Tigrovaja balka zapovednik in Tajikistan is the most important reserve in Central Asia in terms of total area and representation of ecosystems and rare species of the arid river valley’s floodplain (riparian) forests. It is wise to mention, that the last Turanian tiger in the world was seen here, in Tigrovaya Balka Zapovednik in 1958. While throughout the region tugai ecosystems are typically represented by narrow strips and small patches, the virtual jungles of tugai in Tigrovaya Balka are the largest, most intact in the region. Within the reserve, the tugai is concentrated between the Vakhsh and Pyandzh Rivers.

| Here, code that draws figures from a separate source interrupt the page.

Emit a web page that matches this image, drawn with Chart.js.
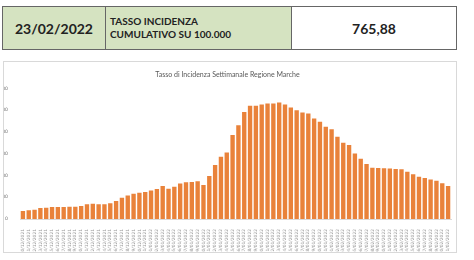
<!DOCTYPE html>
<html>
<head>
<meta charset="utf-8">
<script src="https://cdn.jsdelivr.net/npm/chart.js@4"></script>
<style>
  body { margin: 0; background: #fff; width: 474px; height: 260px; position: relative; overflow: hidden; font-family: Lato, "Open Sans", sans-serif; }
  .hdr { position: absolute; left: 2px; top: 6px; width: 455px; height: 44px; border-collapse: collapse; }
  .hdr td { border: 1.5px solid #666; padding: 0; font-weight: bold; color: #222; }
  .c1 { width: 102px; background: #d5e3c1; text-align: center; font-size: 14px; }
  .c2 { width: 181px; background: #d5e3c1; font-size: 10px; line-height: 13px; padding-left: 4px !important; }
  .c3 { background: #fff; text-align: center; font-size: 14px; }
  .box { position: absolute; left: 3px; top: 61px; width: 452px; height: 190px; border: 1px solid #d9d9d9; }
</style>
</head>
<body>
<table class="hdr">
  <tr>
    <td class="c1">23/02/2022</td>
    <td class="c2">TASSO INCIDENZA<br>CUMULATIVO SU 100.000</td>
    <td class="c3">765,88</td>
  </tr>
</table>
<div class="box"><canvas id="chart" width="452" height="190"></canvas></div>
<script>
const chartTitle = 'Tasso di Incidenza Settimanale Regione Marche';

const dates = [
  '10/12/2021','11/12/2021','12/12/2021','13/12/2021','14/12/2021','15/12/2021','16/12/2021','17/12/2021',
  '18/12/2021','19/12/2021','20/12/2021','21/12/2021','22/12/2021','23/12/2021','24/12/2021','25/12/2021',
  '26/12/2021','27/12/2021','28/12/2021','29/12/2021','30/12/2021','31/12/2021','01/01/2022','02/01/2022',
  '03/01/2022','04/01/2022','05/01/2022','06/01/2022','07/01/2022','08/01/2022','09/01/2022','10/01/2022',
  '11/01/2022','12/01/2022','13/01/2022','14/01/2022','15/01/2022','16/01/2022','17/01/2022','18/01/2022',
  '19/01/2022','20/01/2022','21/01/2022','22/01/2022','23/01/2022','24/01/2022','25/01/2022','26/01/2022',
  '27/01/2022','28/01/2022','29/01/2022','30/01/2022','31/01/2022','01/02/2022','02/02/2022','03/02/2022',
  '04/02/2022','05/02/2022','06/02/2022','07/02/2022','08/02/2022','09/02/2022','10/02/2022','11/02/2022',
  '12/02/2022','13/02/2022','14/02/2022','15/02/2022','16/02/2022','17/02/2022','18/02/2022','19/02/2022',
  '20/02/2022','21/02/2022'
];

// weekly incidence per 100.000
const incidenza = [
  185, 200, 213, 250, 260, 275, 275, 275, 282, 282, 298, 337, 350, 337, 337, 360,
  413, 490, 540, 580, 605, 620, 655, 690, 760, 695, 740, 815, 845, 850, 870, 780,
  990, 1240, 1430, 1530, 1930, 2156, 2460, 2600, 2600, 2630, 2655, 2655, 2677, 2631,
  2562, 2500, 2448, 2425, 2310, 2232, 2120, 2060, 1888, 1750, 1698, 1507, 1383, 1262,
  1177, 1170, 1163, 1160, 1150, 1140, 1085, 1030, 970, 940, 910, 880, 820, 760
];

const yTicks = [0, 500, 1000, 1500, 2000, 2500, 3000];

const ctx = document.getElementById('chart').getContext('2d');
new Chart(ctx, {
  type: 'bar',
  data: {
    labels: dates,
    datasets: [{
      label: 'Incidenza',
      data: incidenza,
      backgroundColor: '#e9823a',
      borderWidth: 0,
      barPercentage: 0.75,
      categoryPercentage: 1.0
    }]
  },
  options: {
    responsive: false,
    animation: false,
    layout: { padding: { left: 0, right: 5, top: 0, bottom: 0 } },
    plugins: {
      legend: { display: false },
      tooltip: { enabled: false },
      title: {
        display: true,
        text: chartTitle,
        color: '#595959',
        font: { family: 'Lato', size: 7, weight: 'normal' },
        padding: { top: 9, bottom: 9 }
      }
    },
    scales: {
      x: {
        grid: { display: false },
        border: { display: true, color: '#d9d9d9' },
        ticks: {
          autoSkip: false,
          maxRotation: 90,
          minRotation: 90,
          color: '#9a9a9a',
          padding: 2,
          font: { family: 'DejaVu Sans', size: 4.4 }
        },
        afterFit: (scale) => { scale.height = 33; }
      },
      y: {
        min: 0,
        max: 3000,
        afterBuildTicks: (scale) => { scale.ticks = yTicks.map(v => ({ value: v })); },
        grid: { display: false },
        border: { display: false },
        ticks: {
          color: '#7a7a7a',
          padding: 4,
          font: { family: 'DejaVu Sans', size: 4.6 }
        },
        afterFit: (scale) => { scale.width = 16; }
      }
    }
  }
});
</script>
</body>
</html>
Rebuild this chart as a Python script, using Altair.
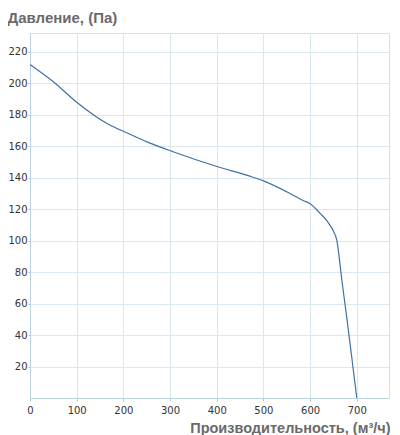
import altair as alt
import pandas as pd

flow = [0, 50, 100, 168, 200, 257, 302, 402, 471, 500, 557, 585, 600, 621, 635, 642, 650, 657, 668, 679, 690, 700]
pressure = [212, 201, 188, 174, 169.5, 162, 157, 147, 141, 138, 130, 125.5, 123.5, 117.5, 113, 110, 106, 100.5, 75, 50, 24, 0]
x_ticks = [0, 100, 200, 300, 400, 500, 600, 700]
y_ticks = [20, 40, 60, 80, 100, 120, 140, 160, 180, 200, 220]

df = pd.DataFrame({"flow": flow, "pressure": pressure})

grid = "#d9e7ef"

chart = alt.Chart(df).mark_line(color="#3f72a6", strokeWidth=1.2, clip=True,
                                interpolate="monotone").encode(
    x=alt.X("flow:Q", scale=alt.Scale(domain=[0, 769], nice=False, zero=False),
            axis=alt.Axis(values=x_ticks, title="Производительность, (м³/ч)",
                          titleAngle=0, titleAlign="right", titleX=360, titleY=34,
                          titleBaseline="alphabetic", titleFont="Liberation Sans",
                          titleFontSize=14.5, titleFontWeight="bold", titleColor="#6a6a6a",
                          labelFont="DejaVu Sans", labelFontSize=10, labelColor="#333333",
                          labelPadding=4, tickSize=3, tickColor="#a9c3d6",
                          domainColor="#bcd3e2", gridColor=grid, labelFlush=False)),
    y=alt.Y("pressure:Q", scale=alt.Scale(domain=[0, 232], nice=False, zero=True),
            axis=alt.Axis(values=y_ticks, title="Давление, (Па)",
                          titleAngle=0, titleAlign="left", titleX=-23, titleY=-11,
                          titleBaseline="alphabetic", titleFont="Liberation Sans",
                          titleFontSize=15, titleFontWeight="bold", titleColor="#6a6a6a",
                          labelFont="DejaVu Sans", labelFontSize=10, labelColor="#333333",
                          labelPadding=1, tickSize=2, tickColor="#a9c3d6",
                          domainColor="#bcd3e2", gridColor=grid)),
).properties(
    width=359, height=365,
    autosize=alt.AutoSizeParams(type="none"),
    padding={"left": 22, "top": 25, "right": 3, "bottom": 37},
).configure_view(stroke=grid, strokeWidth=1).configure(background="white")

chart.save("out.html", embed_options={"renderer": "svg", "actions": False})
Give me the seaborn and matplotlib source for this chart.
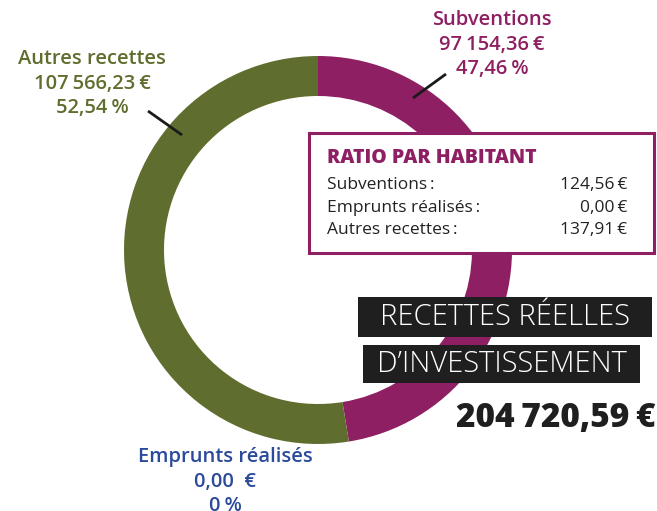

As a native floodplain forest, the area of Tigrovaya Balka needs regular floods for normal existence and development. Natural floods are prevented by an artificial regime of water use (system of dams and dikes), so water needs to be given to the forest artificially once a year. In order to prevent flooding of fields and settlements, surrounding the forest area, a system of dykes need to be reconstructed around the forest, and it is necessary to dig a canal from the river around the forest. Previously some system of canals existed, but now they don’t function at all. There were three extremely dry years in Central Asia one after another, and the forest stated to degrade because of lack of water and high level of salination. Now we have the second wet year running, and there was a hope for forest rehabilitation. But this didn’t happen as riparian forests don’t need just humidity, but flooding - to take cumulated salts out of the soils.
In the frame of Bukhara deer restoration project the zapovednik received some minor technical support, human dimension activities were developed, including “ecological camps” for children. In 2004 some new steps on habitat rehabilitation were undertaken: saxaul forests were replanted in the deserts, surrounding the main massif of riparian forest.
In autumn 2005 thanks to the interest and activity of Cervid Taxon Advisory Group (TAG) of the Association of Zoos and Aquariums (AZA) and Minnesota Zoo in particular, the first directional funding arrived: Disney Wildlife Conservation Fund provided the first 5000 $ as a rapid response for initial work on riparian forests of Tigrovaja balka rehabilitation.